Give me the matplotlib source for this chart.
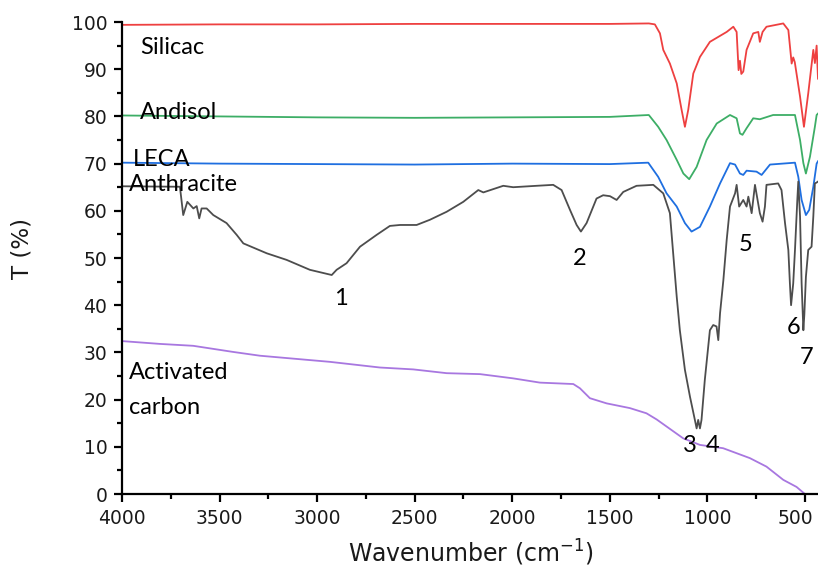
import matplotlib
matplotlib.use("Agg")
import matplotlib.pyplot as plt
from matplotlib.ticker import MultipleLocator
from matplotlib.transforms import ScaledTranslation

# ---------------- data ----------------
silicac_wn = [4000, 3500, 3000, 2500, 2000, 1500, 1300, 1269, 1243, 1226, 1192, 1157, 1132,
              1115, 1098, 1072, 1038, 987, 901, 867, 850, 840, 833, 826, 816, 799, 765,
              739, 731, 717, 697, 611, 585, 568, 560, 552, 525, 505, 483, 457, 449, 440, 433]
silicac_t = [99.4, 99.5, 99.5, 99.6, 99.6, 99.6, 99.7, 99.5, 97.6, 94.1, 91.2, 87.0, 81.4,
             77.8, 81.4, 89.1, 92.6, 95.8, 97.9, 99.0, 97.9, 89.8, 91.8, 89.0, 89.5, 94.1, 97.6,
             97.9, 95.8, 97.9, 99.0, 99.7, 98.3, 91.2, 92.5, 91.5, 84.2, 77.8, 84.9, 94.1, 91.3, 95.0, 88.0]

andisol_wn = [4000, 3500, 3000, 2500, 2000, 1500, 1300, 1252, 1209, 1157, 1123, 1093, 1055,
              1004, 952, 884, 850, 833, 820, 799, 765, 731, 663, 551, 525, 508, 495, 474,
              449, 440, 433]
andisol_t = [80.2, 80.0, 79.8, 79.7, 79.8, 79.9, 80.3, 77.8, 75.0, 70.8, 67.9, 66.7, 69.3,
             75.0, 78.5, 80.3, 79.6, 76.4, 76.1, 77.5, 79.6, 79.4, 80.3, 80.3, 75.0, 70.1, 67.9, 71.5,
             77.8, 80.3, 80.6]

leca_wn = [4000, 3500, 3000, 2500, 2000, 1500, 1303, 1252, 1209, 1157, 1115, 1081, 1038,
           987, 935, 884, 858, 833, 816, 799, 748, 722, 679, 551, 534, 517, 495, 478,
           457, 440, 433]
leca_t = [70.2, 70.0, 69.9, 69.8, 70.0, 69.9, 70.2, 67.2, 63.7, 60.9, 57.4, 55.6, 56.6,
          60.9, 65.8, 70.1, 69.8, 67.9, 67.6, 68.5, 68.3, 67.6, 69.8, 70.2, 67.2, 62.3, 59.1, 60.2,
          65.1, 70.0, 70.5]

anthracite_wn = [4000, 3703, 3686, 3665, 3634, 3617, 3604, 3592, 3566, 3532, 3464, 3412, 3378,
                 3258, 3156, 3037, 2925, 2900, 2849, 2780, 2695, 2627, 2575, 2490, 2422, 2336,
                 2251, 2174, 2148, 2046, 1995, 1875, 1790, 1747, 1704, 1670, 1648, 1619, 1568,
                 1534, 1499, 1465, 1431, 1363, 1277, 1226, 1192, 1157, 1141, 1115, 1089, 1064,
                 1055, 1047, 1038, 1030, 1013, 987, 970, 953, 944, 935, 918, 901, 884, 858,
                 850, 837, 816, 799, 790, 773, 756, 731, 717, 705, 697, 637, 620, 602, 585,
                 577, 571, 560, 551, 539, 534, 525, 517, 508, 503, 495, 483, 466, 457, 449, 440, 433]
anthracite_t = [65.2, 65.1, 59.1, 61.9, 60.5, 61.0, 58.4, 60.5, 60.5, 59.1, 57.4, 54.9, 53.1,
                51.0, 49.6, 47.5, 46.4, 47.5, 48.9, 52.4, 54.9, 56.8, 57.0, 57.0, 58.1, 59.8,
                61.9, 64.4, 63.9, 65.3, 65.0, 65.3, 65.5, 64.4, 60.2, 57.0, 55.6, 57.4, 62.6,
                63.3, 63.1, 62.3, 64.0, 65.3, 65.5, 63.7, 59.5, 41.8, 34.7, 26.3, 20.6, 15.7,
                13.9, 15.7, 13.9, 15.7, 24.2, 34.7, 35.8, 35.5, 32.6, 38.3, 45.3, 53.8, 60.9, 63.7,
                65.5, 60.9, 62.3, 60.9, 63.0, 59.5, 65.5, 59.5, 57.7, 60.9, 65.5, 65.8, 64.4, 57.4, 51.7,
                44.6, 40.0, 44.6, 51.7, 62.3, 66.2, 58.8, 44.7, 34.7, 38.0, 46.0, 51.7, 52.4, 58.8, 65.8, 66.0, 66.2]

carbon_wn = [4000, 3805, 3635, 3430, 3293, 2934, 2678, 2507, 2336, 2165, 1995, 1858, 1687,
             1653, 1602, 1516, 1397, 1312, 1260, 1209, 1124, 1038, 919, 782, 697, 611, 543, 500]
carbon_t = [32.4, 31.8, 31.4, 30.1, 29.3, 28.0, 26.8, 26.4, 25.6, 25.4, 24.5, 23.6, 23.3,
            22.4, 20.3, 19.2, 18.2, 17.1, 15.8, 14.3, 11.8, 10.4, 9.7, 7.6, 5.8, 3.0, 1.5, 0.0]

sample_names = ["Silicac", "Andisol", "LECA", "Anthracite", "Activated\ncarbon"]
peak_labels = ["1", "2", "3", "4", "5", "6", "7"]

x_ticks = [4000, 3500, 3000, 2500, 2000, 1500, 1000, 500]
y_ticks = [0, 10, 20, 30, 40, 50, 60, 70, 80, 90, 100]

# ---------------- plot ----------------
fig = plt.figure(figsize=(8.18, 5.69), dpi=100)
ax = fig.add_axes([0.1491, 0.1318, 0.8509, 0.8295])

lw = 1.3
ax.plot(silicac_wn, silicac_t, color="#EE4040", lw=lw)
ax.plot(andisol_wn, andisol_t, color="#3DAE66", lw=lw)
ax.plot(leca_wn, leca_t, color="#1F6FE0", lw=lw)
ax.plot(anthracite_wn, anthracite_t, color="#4D4D4D", lw=lw)
ax.plot(carbon_wn, carbon_t, color="#A877E0", lw=lw)

ax.set_xlim(4000, 433)
ax.set_ylim(0, 100)
ax.set_xticks(x_ticks)
ax.set_yticks(y_ticks)
ax.xaxis.set_minor_locator(MultipleLocator(250))
ax.yaxis.set_minor_locator(MultipleLocator(5))

for s in ["top", "right"]:
    ax.spines[s].set_visible(False)
for s in ["left", "bottom"]:
    ax.spines[s].set_linewidth(1.6)

ax.tick_params(axis="both", which="major", direction="out", length=6, width=1.6,
               labelsize=13.5, labelcolor="#1a1a1a", pad=4.5)
ax.tick_params(axis="both", which="minor", direction="out", length=3.5, width=1.6)
for lab in ax.get_xticklabels() + ax.get_yticklabels():
    lab.set_fontfamily("DejaVu Sans")
# keep the last x tick label ("500") inside the figure edge
last = ax.get_xticklabels()[-1]
last.set_transform(last.get_transform() + ScaledTranslation(-7 / 72, 0, fig.dpi_scale_trans))

ax.set_xlabel("Wavenumber (cm$^{-1}$)", fontsize=17, family="DejaVu Sans", color="#1a1a1a")
ax.xaxis.set_label_coords(0.5014, -0.092)
ax.set_ylabel("T (%)", fontsize=16.5, family="DejaVu Sans", color="#1a1a1a")
ax.yaxis.set_label_coords(-0.127, 0.521)

tf = dict(fontsize=17, family="Lato", color="black")
name_pos = [(3908, 94.7), (3908, 80.9), (3944, 70.8), (3964, 65.5), (3964, 25.8)]
for name, (x, y) in zip(sample_names, name_pos):
    for i, line in enumerate(name.split("\n")):
        ax.text(x, y - 7.4 * i, line, ha="left", va="center", **tf)

peak_pos = [(2878, 41.5), (1653, 50.0), (1089, 10.2), (971, 10.2), (802, 52.8), (560, 35.2), (490, 29.0)]
for lab, (x, y) in zip(peak_labels, peak_pos):
    ax.text(x, y, lab, ha="center", va="center", **tf)

fig.savefig("out.png", dpi=100)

- - - -

■ Aim of the exercise
From the first line of the material down to the line containing "from matplotlib.transforms import", inclusive, return each line exactly, skipping any picture.

■ Reply to the exercise
Give me the matplotlib source for this chart.
import matplotlib
matplotlib.use("Agg")
import matplotlib.pyplot as plt
from matplotlib.ticker import MultipleLocator
from matplotlib.transforms import ScaledTranslation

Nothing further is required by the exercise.